=== Available data ===
---*---
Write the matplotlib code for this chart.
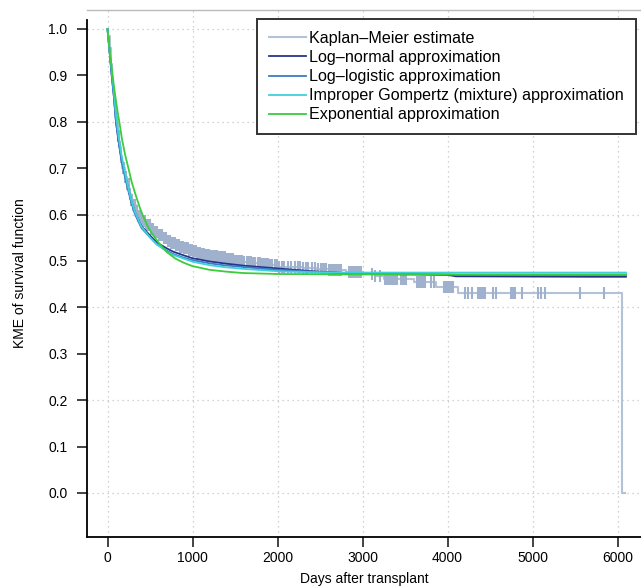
import numpy as np
import matplotlib
matplotlib.use("Agg")
import matplotlib.pyplot as plt

plt.rcParams['font.family'] = ['Liberation Sans', 'DejaVu Sans']

# Kaplan-Meier estimate (step function)
km_t = [0, 10, 25, 40, 50, 60, 75, 90, 100, 120, 140, 155, 175, 200, 226, 250,
        275, 300, 330, 360, 400, 450, 500, 550, 600, 650, 700, 750, 800, 850,
        900, 950, 1000, 1050, 1100, 1150, 1200, 1300, 1400, 1500, 1600, 1700,
        1800, 1900, 2000, 2150, 2300, 2450, 2600, 2800, 3000, 3150, 3250, 3600,
        3870, 4120, 6048, 6094]
km_s = [1.0, 0.985, 0.96, 0.925, 0.895, 0.875, 0.855, 0.825, 0.80, 0.77, 0.745,
        0.725, 0.70, 0.68, 0.665, 0.645, 0.632, 0.62, 0.607, 0.597, 0.587, 0.577,
        0.568, 0.562, 0.556, 0.549, 0.543, 0.538, 0.534, 0.530, 0.527, 0.524,
        0.521, 0.518, 0.515, 0.513, 0.511, 0.508, 0.505, 0.501, 0.498, 0.496,
        0.493, 0.491, 0.488, 0.487, 0.485, 0.483, 0.480, 0.476, 0.472, 0.468,
        0.461, 0.455, 0.445, 0.432, 0.0, 0.0]

# censoring times
cens_t = [110, 125, 138, 150, 162, 178, 190, 205, 218, 232, 248, 262, 275, 290,
          305, 318, 332, 348, 362, 378, 392, 405, 420, 436, 450, 465, 480, 496,
          510, 526, 540, 556, 570, 585, 600, 616, 630, 645, 660, 676, 690, 706,
          720, 735, 750, 766, 780, 796, 810, 826, 840, 855, 870, 886, 900, 916,
          930, 946, 960, 976, 990, 1006, 1022, 1040, 1056, 1072, 1090, 1108,
          1125, 1140, 1160, 1178, 1196, 1212, 1235, 1252, 1270, 1290, 1308,
          1326, 1345, 1365, 1384, 1402, 1420, 1440, 1460, 1480, 1500, 1518,
          1540, 1560, 1585, 1610, 1640, 1662, 1690, 1712, 1740, 1766, 1790,
          1815, 1840, 1866, 1890, 1915, 1940, 1966, 1990, 2020, 2050, 2080,
          2120, 2160, 2200, 2240, 2270, 2300, 2330, 2360, 2400, 2440, 2480,
          2510, 2530, 2550, 2570, 2610, 2630, 2650, 2670, 2690, 2710, 2730,
          2750, 2840, 2860, 2880, 2900, 2920, 2940, 2960, 2980, 3110, 3150,
          3210, 3270, 3290, 3310, 3330, 3350, 3370, 3390, 3410, 3450, 3470,
          3490, 3510, 3640, 3660, 3680, 3700, 3720, 3740, 3800, 3840, 3960,
          3980, 4000, 4020, 4040, 4060, 4206, 4245, 4292, 4360, 4380, 4400,
          4420, 4440, 4531, 4571, 4744, 4760, 4778, 4794, 4871, 5061, 5096,
          5147, 5559, 5841]

# fitted approximations
fit_t = [0, 25, 50, 75, 100, 130, 160, 200, 232, 280, 323, 400, 500, 579, 700,
         774, 900, 1000, 1200, 1363, 1600, 2000, 2400, 2735, 3200, 4000, 4100,
         5700, 6100]
lognorm_s = [1.0, 0.95, 0.90, 0.855, 0.80, 0.76, 0.725, 0.69, 0.665, 0.63, 0.605,
             0.575, 0.555, 0.54, 0.527, 0.52, 0.512, 0.506, 0.499, 0.495, 0.49,
             0.484, 0.478, 0.4745, 0.472, 0.470, 0.467, 0.466, 0.466]
loglog_s = [1.0, 0.95, 0.90, 0.855, 0.80, 0.758, 0.722, 0.686, 0.661, 0.626,
            0.601, 0.571, 0.551, 0.536, 0.522, 0.515, 0.507, 0.502, 0.495, 0.491,
            0.487, 0.481, 0.477, 0.4745, 0.473, 0.471, 0.470, 0.470, 0.470]
gomp_s = [1.0, 0.955, 0.91, 0.865, 0.815, 0.77, 0.733, 0.695, 0.668, 0.632,
          0.606, 0.574, 0.551, 0.536, 0.52, 0.513, 0.505, 0.4985, 0.491, 0.487,
          0.483, 0.478, 0.476, 0.475, 0.475, 0.475, 0.475, 0.475, 0.475]
expo_t = [0, 20, 40, 60, 80, 100, 120, 139, 170, 206, 250, 285, 330, 382, 414,
          470, 520, 600, 700, 800, 900, 1000, 1200, 1400, 1600, 2000, 3000, 6100]
expo_s = [1.0, 0.964, 0.931, 0.90, 0.87, 0.845, 0.82, 0.80, 0.763, 0.73, 0.697,
          0.67, 0.643, 0.614, 0.599, 0.576, 0.56, 0.54, 0.519, 0.505, 0.496,
          0.489, 0.481, 0.477, 0.474, 0.472, 0.471, 0.471]

labels = ["Kaplan\u2013Meier estimate", "Log\u2013normal approximation",
          "Log\u2013logistic approximation",
          "Improper Gompertz (mixture) approximation",
          "Exponential approximation"]
colors = ['#b3c2d8', '#27348b', '#3c7cc4', '#3fd0dc', '#3ccc3c']

W, H = 641, 588
fig = plt.figure(figsize=(W / 100, H / 100), dpi=100)
ax = fig.add_axes([87 / W, 51 / H, (W - 87) / W, (H - 51 - 10) / H])

# y pixel = 493 - 464*S ; x pixel = 107.5 + 0.085*t
ax.set_xlim((87 - 107.5) / 0.085, (W - 107.5) / 0.085)
ax.set_ylim((493 - 537) / 464, (493 - 10) / 464)

ax.step(km_t, km_s, where='post', color=colors[0], lw=1.5, label=labels[0])
km_t_arr = np.array(km_t)
idx = np.searchsorted(km_t_arr, cens_t, side='right') - 1
cens_s = np.array(km_s)[idx]
ax.plot(cens_t, cens_s, ls='none', marker='|', ms=8, mew=1.5, color='#9fb1cc')

ax.plot(fit_t, lognorm_s, color=colors[1], lw=1.3, label=labels[1])
ax.plot(fit_t, loglog_s, color=colors[2], lw=1.3, label=labels[2])
ax.plot(fit_t, gomp_s, color=colors[3], lw=1.3, label=labels[3])
ax.plot(expo_t, expo_s, color=colors[4], lw=1.3, label=labels[4])

ax.set_xticks([0, 1000, 2000, 3000, 4000, 5000, 6000])
ax.set_yticks(np.round(np.arange(0, 1.01, 0.1), 1))
ax.set_yticklabels(["%.1f" % v for v in np.arange(0, 1.01, 0.1)])
for g in [0, 1000, 2000, 3000, 4000, 5000, 6000]:
    ax.axvline(g, color='#c4c4c4', lw=0.9, ls=(0, (1, 3)), zorder=0)
for g in [0.0, 0.2, 0.4, 0.6, 0.8, 1.0]:
    ax.axhline(g, color='#c4c4c4', lw=0.9, ls=(0, (1, 3)), zorder=0)

ax.tick_params(axis='both', direction='out', length=7, width=1.2, labelsize=10,
               color='#222222')
ax.tick_params(axis='y', pad=7)
ax.tick_params(axis='x', pad=3)
ax.spines['right'].set_visible(False)
ax.spines['top'].set_color('#bbbbbb')
ax.spines['top'].set_linewidth(1.0)
ax.spines['left'].set_linewidth(1.3)
ax.spines['bottom'].set_linewidth(1.3)
ax.spines['left'].set_bounds((493 - 537) / 464, (493 - 20) / 464)

ax.set_xlabel("Days after transplant", fontsize=10, labelpad=5)
ax.set_ylabel("KME of survival function", fontsize=10, labelpad=15)

leg = ax.legend(loc='upper right', bbox_to_anchor=(636 / W, 1 - 19 / H),
                bbox_transform=fig.transFigure, borderaxespad=0,
                fancybox=False, framealpha=1, edgecolor='#333333',
                fontsize=11.6, handlelength=2.3, handletextpad=0.2,
                labelspacing=0.25, borderpad=0.75)
leg.get_frame().set_linewidth(1.4)

fig.savefig("out.png", dpi=100)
---*---
=== Your instructions ===
Reproduce only the lines from the beginning of the data through the line that contains "0.461, 0.455, 0.445, 0.432, 0.0, 0.0]", both included, and please drop the pictures.

=== Answer to the exercise ===
Write the matplotlib code for this chart.
import numpy as np
import matplotlib
matplotlib.use("Agg")
import matplotlib.pyplot as plt

plt.rcParams['font.family'] = ['Liberation Sans', 'DejaVu Sans']

# Kaplan-Meier estimate (step function)
km_t = [0, 10, 25, 40, 50, 60, 75, 90, 100, 120, 140, 155, 175, 200, 226, 250,
        275, 300, 330, 360, 400, 450, 500, 550, 600, 650, 700, 750, 800, 850,
        900, 950, 1000, 1050, 1100, 1150, 1200, 1300, 1400, 1500, 1600, 1700,
        1800, 1900, 2000, 2150, 2300, 2450, 2600, 2800, 3000, 3150, 3250, 3600,
        3870, 4120, 6048, 6094]
km_s = [1.0, 0.985, 0.96, 0.925, 0.895, 0.875, 0.855, 0.825, 0.80, 0.77, 0.745,
        0.725, 0.70, 0.68, 0.665, 0.645, 0.632, 0.62, 0.607, 0.597, 0.587, 0.577,
        0.568, 0.562, 0.556, 0.549, 0.543, 0.538, 0.534, 0.530, 0.527, 0.524,
        0.521, 0.518, 0.515, 0.513, 0.511, 0.508, 0.505, 0.501, 0.498, 0.496,
        0.493, 0.491, 0.488, 0.487, 0.485, 0.483, 0.480, 0.476, 0.472, 0.468,
        0.461, 0.455, 0.445, 0.432, 0.0, 0.0]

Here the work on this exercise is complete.